The academics, who have formed a movement called ‘Chercheuses en grêve’ (Researchers on Strike), are denouncing excessive competitiveness in the academic world which, they say, hurts women more.
ULB policies focus on productivity, excellence and competition under a system that ranks universities worldwide based on criteria such as the number of publications by researchers, one of the movement’s members said. This causes difficulties for both men and women, “but the women pay a heavier price since they undergo additional discrimination, the ULB researcher said.
The output logic comes at the expense of the transmission of knowledge, she added. Some women teach classes for long hours and are committed to doing so. However, they publish less, so they are less recognized since only articles published are taken into account.
Additionally, the system requires researchers to be able to move around internationally, an unreasonable and impossible requirement for women with families.
Despite this, women do high-quality work, the researcher said.
Women are also assumed to be less credible.
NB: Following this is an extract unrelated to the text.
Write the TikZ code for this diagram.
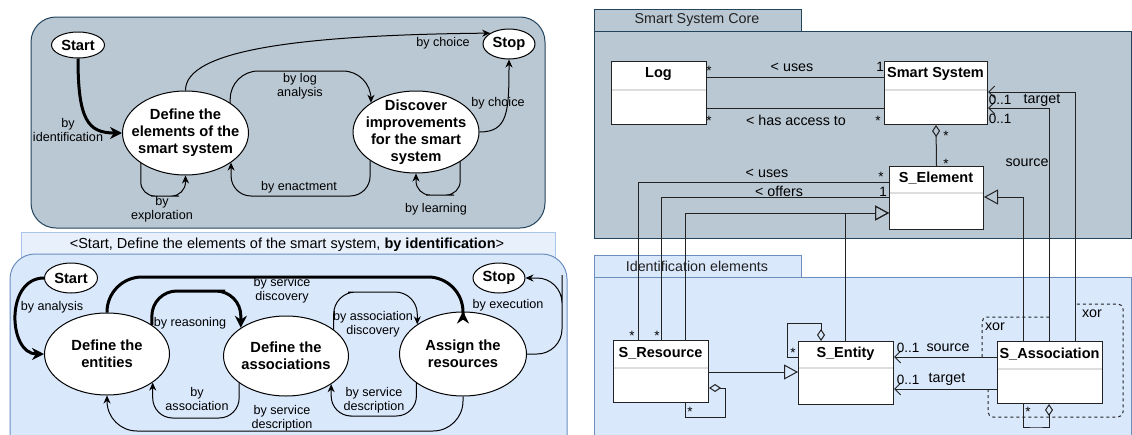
\documentclass[tikz,border=0pt]{standalone}
\usepackage{fontspec}
\setmainfont{Liberation Sans}
\usetikzlibrary{shapes.geometric,arrows.meta}
\definecolor{grayfill}{HTML}{BAC8D3}
\definecolor{graydraw}{HTML}{23445D}
\definecolor{bluefill}{HTML}{DAE8FC}
\definecolor{bluedraw}{HTML}{6C8EBF}
\definecolor{bandfill}{HTML}{E8F0FC}
\definecolor{banddraw}{HTML}{A9C4EB}
\definecolor{sepgray}{HTML}{DDDDDD}
\definecolor{ink}{HTML}{222222}
\begin{document}
\begin{tikzpicture}[x=1pt,y=-1pt,line width=1pt,
 state/.style={ellipse,draw,fill=white,inner sep=0pt,font=\fontsize{14.7}{17}\selectfont\bfseries},
 stxt/.style={font=\fontsize{14.7}{17}\selectfont\bfseries,align=center,inner sep=0pt},
 lbl/.style={font=\fontsize{12.6}{14}\selectfont,align=center,inner sep=0pt},
 arr/.style={-{Stealth[length=8pt,width=7pt]}},
 tharr/.style={line width=3pt,-{Stealth[length=12pt,width=12pt]}},
 cls/.style={draw=ink,fill=white,anchor=north west,inner sep=0pt},
 ctitle/.style={font=\fontsize{14.5}{17}\selectfont\bfseries,inner sep=0pt},
 rtxt/.style={font=\fontsize{14.3}{17}\selectfont,inner sep=0pt},
 mult/.style={font=\fontsize{13.5}{16}\selectfont,inner sep=0pt},
 gen/.style={draw=ink,-{Triangle[open,length=14pt,width=15pt]}},
 nav/.style={draw=ink,-{Straight Barb[length=6pt,width=12pt]}},
 agg/.style={draw=ink,{Diamond[open,length=12pt,width=8pt]}-},
 assocline/.style={draw=ink},
 sep/.style={draw=sepgray,line width=1.5pt,shorten <=0.6pt,shorten >=0.6pt},
 xorline/.style={draw=ink,dash pattern=on 3pt off 3pt,rounded corners=5pt}
]
\useasboundingbox (0,0) rectangle (1132,434);
\fill[white] (0,0) rectangle (1132,434);

% ---------- top-left process panel ----------
\draw[fill=grayfill,draw=graydraw,rounded corners=25pt] (31,17) rectangle (545,228);

\node[state,minimum width=53pt,minimum height=26pt] (start1) at (78,45) {Start};
\node[state,minimum width=126pt,minimum height=84pt,
  label={[stxt]center:{Define the\\elements of the\\smart system}}] (def1) at (185.5,133) {};
\node[state,minimum width=52pt,minimum height=30pt] (stop1) at (509,44) {Stop};
\node[state,minimum width=126pt,minimum height=82pt,
  label={[stxt]center:{Discover\\improvements\\for the smart\\system}}] (disc) at (416,132) {};

\draw[tharr] (start1.south) .. controls (78,120) and (88,133) .. (def1.west);
\node[lbl] (l1) at (68,130) {by\\identification};
\draw[arr] (def1.90) .. controls (185,50) and (300,35) .. (stop1.150);
\node[lbl] (l2) at (443,43) {by choice};
\draw[arr,rounded corners=28pt] (def1.34) |- (300,71) -| (disc.147);
\node[lbl] (l3) at (300,86) {by log\\analysis};
\draw[arr,rounded corners=20pt] (disc.212) |- (300,196) -| (def1.327);
\node[lbl] (l4) at (299,187) {by enactment};
\draw[arr,rounded corners=14pt] (def1.214) |- (165,196) -| (def1.270);
\node[lbl] (l5) at (162,209) {by\\exploration};
\draw[arr,rounded corners=14pt] (disc.326) |- (440,195) -| (disc.270);
\node[lbl] (l6) at (436,209) {by learning};
\draw[arr] (disc.0) .. controls (508,132) and (509,112) .. (stop1.270);
\node[lbl] (l7) at (498,103) {by choice};

% ---------- bottom-left process panel ----------
\draw[fill=bandfill,draw=banddraw] (21,232) rectangle (555,262);
\draw[fill=bluefill,draw=bluedraw,rounded corners=25pt] (10,254) rectangle (567,480);
\node[font=\fontsize{14.5}{17}\selectfont,inner sep=0pt] (band) at (287,245)
  {<Start, Define the elements of the smart system, \textbf{by identification}>};

\node[state,minimum width=53pt,minimum height=30pt] (start2) at (71,278) {Start};
\node[state,minimum width=125pt,minimum height=82pt,
  label={[stxt]center:{Define the\\entities}}] (ent) at (107,354) {};
\node[state,minimum width=125pt,minimum height=80pt,
  label={[stxt]center:{Define the\\associations}}] (assoc) at (286,356) {};
\node[state,minimum width=127pt,minimum height=84pt,
  label={[stxt]center:{Assign the\\resources}}] (res) at (463,354) {};
\node[state,minimum width=52pt,minimum height=30pt] (stop2) at (499,278) {Stop};

\draw[tharr] (start2.west) .. controls (5,278) and (8,354) .. (ent.west);
\node[lbl] (m1) at (52,307) {by analysis};
\draw[tharr,rounded corners=35pt] (ent.90) |- (300,277) -| (res.90);
\node[lbl] (m2) at (282,290) {by service\\discovery};
\draw[tharr,rounded corners=25pt] (ent.33) |- (200,291) -| (assoc.148);
\node[lbl] (m3) at (190,323) {by reasoning};
\draw[arr,rounded corners=22pt] (assoc.29) |- (370,292) -| (res.147);
\node[lbl] (m4) at (373,324) {by association\\discovery};
\draw[arr,rounded corners=20pt] (res.212) |- (370,416) -| (assoc.328);
\node[lbl] (m5) at (374,400) {by service\\description};
\draw[arr,rounded corners=20pt] (assoc.210) |- (196,418) -| (ent.328);
\node[lbl] (m6) at (197,399) {by\\association};
\draw[arr,rounded corners=30pt] (res.270) |- (280,431) -| (ent.270);
\node[lbl] (m7) at (282,418) {by service\\description};
\draw[arr,rounded corners=25pt] (res.0) -| (562,300) |- (stop2.0);
\node[lbl] (m8) at (508,305) {by execution};

% ---------- right: UML packages ----------
\draw[fill=grayfill,draw=graydraw] (594,9) rectangle (801,31);
\draw[fill=grayfill,draw=graydraw] (594,31) rectangle (1131.5,238);
\node[rtxt,text=ink] (pk1) at (697,20) {Smart System Core};
\draw[fill=bluefill,draw=bluedraw] (594,255) rectangle (801,277);
\draw[fill=bluefill,draw=bluedraw] (594,277) rectangle (1131.5,440);
\node[rtxt,text=ink] (pk2) at (697,266) {Identification elements};

% classes
\node[cls,minimum width=95pt,minimum height=63pt] (log) at (611,61) {};
\draw[sep] ([yshift=-29pt]log.north west) -- ([yshift=-29pt]log.north east);
\node[ctitle] (logt) at (658.5,74) {Log};
\node[cls,minimum width=103pt,minimum height=63pt] (ss) at (884,61) {};
\draw[sep] ([yshift=-29pt]ss.north west) -- ([yshift=-29pt]ss.north east);
\node[ctitle] (sst) at (935.5,74) {Smart System};
\node[cls,minimum width=94pt,minimum height=63pt] (sel) at (889,166) {};
\draw[sep] ([yshift=-27pt]sel.north west) -- ([yshift=-27pt]sel.north east);
\node[ctitle] (selt) at (936,178.5) {S\_Element};
\node[cls,minimum width=95pt,minimum height=62pt] (sres) at (613,340) {};
\draw[sep] ([yshift=-28pt]sres.north west) -- ([yshift=-28pt]sres.north east);
\node[ctitle] (srest) at (660.5,353) {S\_Resource};
\node[cls,minimum width=95pt,minimum height=63pt] (sent) at (798,341) {};
\draw[sep] ([yshift=-27pt]sent.north west) -- ([yshift=-27pt]sent.north east);
\node[ctitle] (sentt) at (845.5,353.5) {S\_Entity};
\node[cls,minimum width=105pt,minimum height=62pt] (sass) at (997,341) {};
\draw[sep] ([yshift=-28pt]sass.north west) -- ([yshift=-28pt]sass.north east);
\node[ctitle] (sasst) at (1049.5,354) {S\_Association};

% associations in core
\draw[assocline] ([yshift=-16pt]log.north east) -- ([yshift=-16pt]ss.north west);
\node[mult] (u1) at (709,71) {*};
\node[mult] (u2) at (880,67) {1};
\node[rtxt] (u3) at (792,67) {< uses};
\draw[assocline] ([yshift=-47pt]log.north east) -- ([yshift=-47pt]ss.north west);
\node[mult] (h1) at (709,121) {*};
\node[mult] (h2) at (878,121) {*};
\node[rtxt] (h3) at (796,120) {< has access to};
\draw[agg] (ss.south) -- (sel.north);
\node[mult] (a1) at (946,136) {*};
\node[mult] (a2) at (946,164) {*};

% S_Element -- S_Resource
\draw[assocline] ([yshift=-16pt]sel.north west) -| ([xshift=25pt]sres.north west);
\node[mult] (r1) at (881,177) {*};
\node[rtxt] (r2) at (767,173) {< uses};
\node[mult] (r3) at (632,336) {*};
\draw[assocline] ([yshift=-31pt]sel.north west) -| ([xshift=48pt]sres.north west);
\node[mult] (o1) at (883,192) {1};
\node[rtxt] (o2) at (779,191) {< offers};
\node[mult] (o3) at (657,336) {*};

% generalizations
\draw[gen] ([xshift=72pt]sres.north west) |- ([yshift=-47pt]sel.north west);
\draw[gen] ([xshift=47pt]sent.north west) |- ([yshift=-47pt]sel.north west);
\draw[gen] ([xshift=26pt]sass.north west) |- ([yshift=-31pt]sel.north east);
\draw[gen] ([yshift=-32pt]sres.north east) -- ([yshift=-31pt]sent.north west);

% S_Association -> Smart System
\draw[nav] ([xshift=52pt]sass.north west) |- ([yshift=-47pt]ss.north east);
\draw[nav] ([xshift=78pt]sass.north west) |- ([yshift=-31pt]ss.north east);
\node[mult] (t1) at (1000,100) {0..1};
\node[rtxt] (t2) at (1042,100) {target};
\node[mult] (s1) at (1000,119) {0..1};
\node[rtxt] (s2) at (1027,163) {source};

% self aggregations
\draw[agg] ([yshift=-48pt]sres.north east) -| (725,417) -| ([xshift=72pt]sres.south west);
\node[mult] (q1) at (690,412) {*};
\draw[agg] ([xshift=23pt]sent.north west) |- (787,323) |- ([yshift=-16pt]sent.north west);
\node[mult] (q2) at (793,353) {*};
\draw[agg] ([xshift=52pt]sass.south west) |- (1036,427) -| ([xshift=26pt]sass.south west);
\node[mult] (q3) at (1028,412) {*};

% S_Association -> S_Entity
\draw[nav] ([yshift=-16pt]sass.north west) -- ([yshift=-16pt]sent.north east);
\node[mult] (e1) at (908,348) {0..1};
\node[rtxt] (e2) at (948,348) {source};
\draw[nav] ([yshift=-48pt]sass.north west) -- ([yshift=-48pt]sent.north east);
\node[mult] (e3) at (908,380) {0..1};
\node[rtxt] (e4) at (947,379) {target};

% xor constraints
\coordinate (x1a) at (982,357);
\coordinate (x1b) at (1049,317);
\draw[xorline] (x1a) |- (x1b);
\node[rtxt] (x1) at (995,327) {xor};
\coordinate (x2a) at (988,389);
\coordinate (x2b) at (1123,417);
\coordinate (x2c) at (1075,304);
\draw[xorline] (x2a) |- (x2b) |- (x2c);
\node[rtxt] (x2) at (1092,314) {xor};
\end{tikzpicture}
\end{document}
Even when the quality is the same, work done by men is quoted more often than women’s work, which “reinforces the idea that men are more credible and serious,” she argued.
The research world itself is male dominated. “There are more female students but the higher up you go in the university hierarchy, the fewer women there are,” the researcher stressed. “Women ask themselves more questions before applying for a post because they have other responsibilities” but “a man is more likely to benefit from the work done by his companion to advance in his career.”
On Friday, a non-blocking picket line will be placed at the entrance of the ULB’s Solbosch campus and a rally is scheduled for 12.30, prior to the submission of the movement’s demands at the Chancellor’s Office.